Since its inception, Indigenous Peoples’ Day has helped to foster feelings of solidarity, dignity, acceptance and healing between the local Native and non-Native communities, according to Hallie Frazer, a board member on Berkeley’s Indigenous Peoples’ Day Committee and a descendant of the Quechua Nation of Peru. Frazer attributed much of the holiday’s success to the city of Berkeley’s continued support, without which, she said, “none of this might exist.”

“The implementation of Indigenous Peoples’ Day has created feelings of pride, heritage and education about what truly happened (because of) Columbus,” Frazer said.

Columbus Day was replaced with Indigenous Peoples’ Day per the request of Native American leaders, according to Berkeley City Councilmember Kriss Worthington.
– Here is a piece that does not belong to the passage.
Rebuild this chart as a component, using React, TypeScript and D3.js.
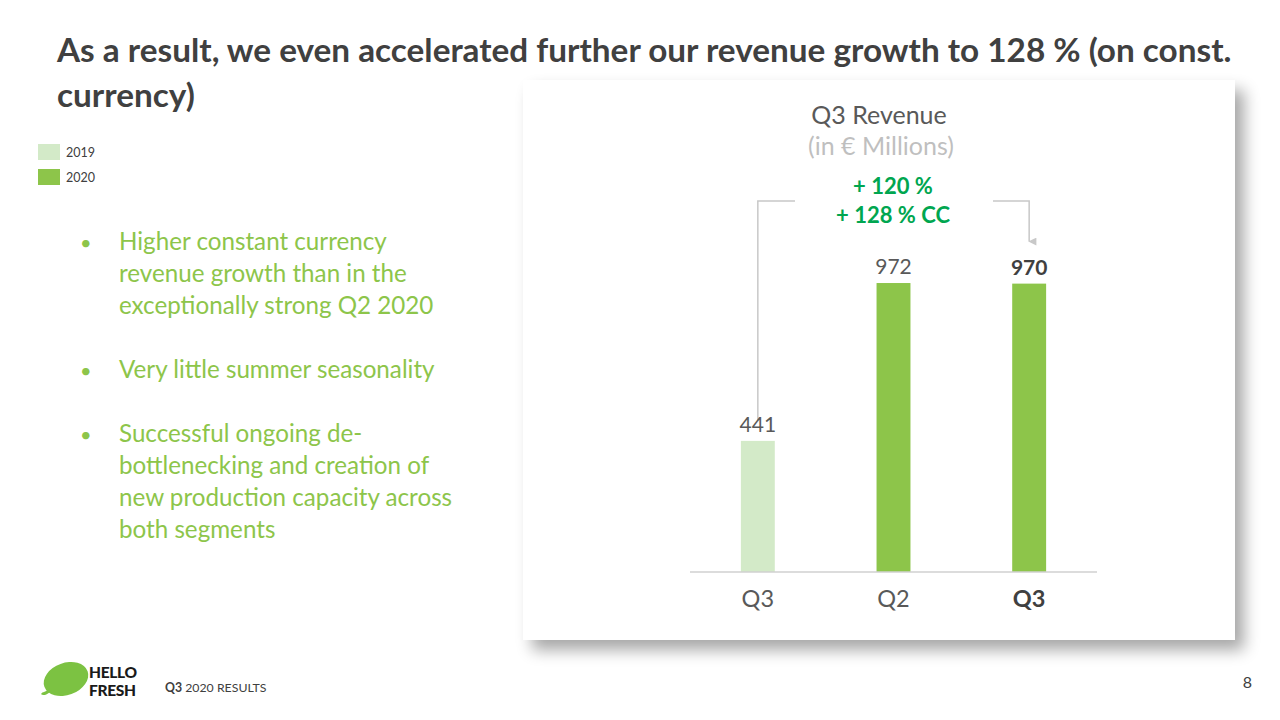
import React from "react";
import * as d3 from "d3";

const categories = ["Q3", "Q2", "Q3 "];
const years = ["2019", "2020", "2020"];
const values = [441, 972, 970];
const legendItems = ["2019", "2020"];
const bullets = [
  ["Higher constant currency", "revenue growth than in the", "exceptionally strong Q2 2020"],
  ["Very little summer seasonality"],
  ["Successful ongoing de-", "bottlenecking and creation of", "new production capacity across", "both segments"],
];
const growth = ["+ 120 %", "+ 128 % CC"];

const FONT = "Lato, 'Open Sans', sans-serif";
const colorFor: Record<string, string> = { "2019": "#d3eac8", "2020": "#8dc54a" };

export default function App() {
  const W = 1280, H = 720;
  const x = d3.scaleBand<string>().domain(categories).range([690, 1097]).paddingInner(0.75).paddingOuter(0.375);
  const y = d3.scaleLinear().domain([0, 1000]).range([572, 274.7]);
  const cx = (c: string) => (x(c) as number) + x.bandwidth() / 2;

  let ly = 250;
  const bulletLines: { text: string; y: number; bullet: boolean }[] = [];
  bullets.forEach((b) => {
    b.forEach((t, i) => {
      bulletLines.push({ text: t, y: ly, bullet: i === 0 });
      ly += 32;
    });
    ly += 32;
  });

  const bx1 = cx(categories[0]);
  const bx3 = cx(categories[2]);
  const bracketY = 201;

  return (
    <svg width={W} height={H} style={{ position: "absolute", left: 0, top: 0, background: "#fff" }} fontFamily={FONT}>
      <defs>
        <filter id="sh" x="-10%" y="-10%" width="130%" height="130%">
          <feGaussianBlur in="SourceAlpha" stdDeviation="8" />
          <feOffset dx="9" dy="10" result="b" />
          <feComponentTransfer><feFuncA type="linear" slope="0.35" /></feComponentTransfer>
          <feMerge><feMergeNode /><feMergeNode in="SourceGraphic" /></feMerge>
        </filter>
        <marker id="arr" viewBox="0 0 10 10" refX="5" refY="9" markerWidth="8" markerHeight="9" orient="auto-start-reverse" markerUnits="userSpaceOnUse">
          <path d="M0,0 L5,10 L10,0 Z" fill="#c8c8c8" />
        </marker>
      </defs>
      <rect width={W} height={H} fill="#fff" />
      {/* Title */}
      <text x={57} y={62} fontSize={33.3} fontWeight={700} fill="#404040">As a result, we even accelerated further our revenue growth to 128 % (on const.</text>
      <text x={57} y={107} fontSize={33.3} fontWeight={700} fill="#404040">currency)</text>

      {/* Legend */}
      {legendItems.map((l, i) => (
        <g key={l}>
          <rect x={38} y={144 + i * 25} width={22} height={16} fill={colorFor[l]} />
          <text x={66} y={157 + i * 25} fontSize={12.5} fill="#404040">{l}</text>
        </g>
      ))}

      {/* Bullets */}
      {bulletLines.map((b, i) => (
        <g key={i}>
          {b.bullet && <text x={80} y={b.y} fontSize={20} fill="#8dc54a">•</text>}
          <text x={119} y={b.y} fontSize={24.2} fill="#8dc54a">{b.text}</text>
        </g>
      ))}

      {/* Panel */}
      <rect x={523} y={80} width={712} height={560} fill="#fff" filter="url(#sh)" />

      <text x={879} y={124} fontSize={25} textAnchor="middle" fill="#595959">Q3 Revenue</text>
      <text x={881} y={155} fontSize={25} textAnchor="middle" fill="#bfbfbf">(in € Millions)</text>
      <text x={893} y={194} fontSize={22} fontWeight={700} textAnchor="middle" fill="#00a650">{growth[0]}</text>
      <text x={893} y={223} fontSize={22} fontWeight={700} textAnchor="middle" fill="#00a650">{growth[1]}</text>

      {/* Bracket */}
      <path d={`M${bx1},${y(values[0]) - 20} V${bracketY} H795`} fill="none" stroke="#c8c8c8" strokeWidth={1.5} />
      <path d={`M993,${bracketY} H${bx3} V${y(values[2]) - 42}`} fill="none" stroke="#c8c8c8" strokeWidth={1.5} markerEnd="url(#arr)" />

      {/* Bars */}
      {categories.map((c, i) => (
        <rect key={c} x={x(c)} y={y(values[i])} width={x.bandwidth()} height={y(0) - y(values[i])} fill={colorFor[years[i]]} />
      ))}
      {categories.map((c, i) => (
        <text key={"v" + c} x={cx(c)} y={y(values[i]) - 9} fontSize={21} textAnchor="middle" fill={i === 2 ? "#404040" : "#595959"} fontWeight={i === 2 ? 700 : 400}>{values[i]}</text>
      ))}
      <line x1={690} x2={1097} y1={y(0)} y2={y(0)} stroke="#d0d0d0" strokeWidth={1.5} />
      {categories.map((c, i) => (
        <text key={"c" + c} x={cx(c)} y={607} fontSize={23.5} textAnchor="middle" fill={i === 2 ? "#404040" : "#595959"} fontWeight={i === 2 ? 700 : 400}>{c.trim()}</text>
      ))}

      {/* Footer */}
      <ellipse cx={66} cy={679} rx={23} ry={16} fill="#7cc242" transform="rotate(-20 66 679)" />
      <path d="M50,690 Q44,695 42,693" stroke="#7cc242" strokeWidth={3} fill="none" />
      <text x={89} y={678} fontSize={15.5} fontWeight={900} fill="#1a1a1a" letterSpacing={-0.3}>HELLO</text>
      <text x={89} y={696} fontSize={15.5} fontWeight={900} fill="#1a1a1a" letterSpacing={-0.3}>FRESH</text>
      <text x={165} y={692} fontSize={12.3} fill="#404040"><tspan fontWeight={700}>Q3</tspan> 2020 RESULTS</text>
      <text x={1252} y={688} fontSize={16} textAnchor="end" fill="#404040">8</text>
    </svg>
  );
}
The holiday was first implemented Oct. 12, 1992.

“Instead of recognizing some guy who came and allegedly discovered the land, we’re recognizing the people that lived here for many, many years long before Columbus arrived,” Worthington said.

To commemorate the holiday, the Berkeley community hosts the annual Indigenous Peoples’ Day Pow Wow, a daylong celebration of indigenous cultures. According to Frazer, the event was the first of its kind when it began.

After Berkeley first began celebrating Indigenous Peoples’ Day, the states of Minnesota, Vermont and Alaska have followed suit, while South Dakota celebrates Native American Day. Several other major cities such as Phoenix and Seattle also celebrate Indigenous Peoples’ Day.

Worthington said that although the city of Berkeley “gets it” in its decision to replace Columbus Day, it still has a long way to go in terms of acknowledging Native American rights.

“It’s beautiful that Berkeley declared it Indigenous Peoples’ Day, but I think it’s even more important that we recognize that this holiday and the people who are recognized by it exist,” Worthington said.

Moving forward, the city of Berkeley has made several plans to try to accomplish this. According to Worthington, the city is currently in the process of negotiating with the East Bay Regional Park District to recognize and protect shared Ohlone sites. The city of Berkeley is also exploring the idea of building an Ohlone museum, according to Councilmember Ben Bartlett.

The city also has long-term plans to install four bronze statues of Loggerhead turtles in a fountain in Civic Center Park, symbolic of the Ohlone tribe that once called Berkeley “Turtle Island.” For now, however, the turtles are currently displayed at Berkeley City Hall.

“The implementation of Indigenous Peoples’ Day shows that these changes can happen, and people can become educated about the truth,” Frazer said.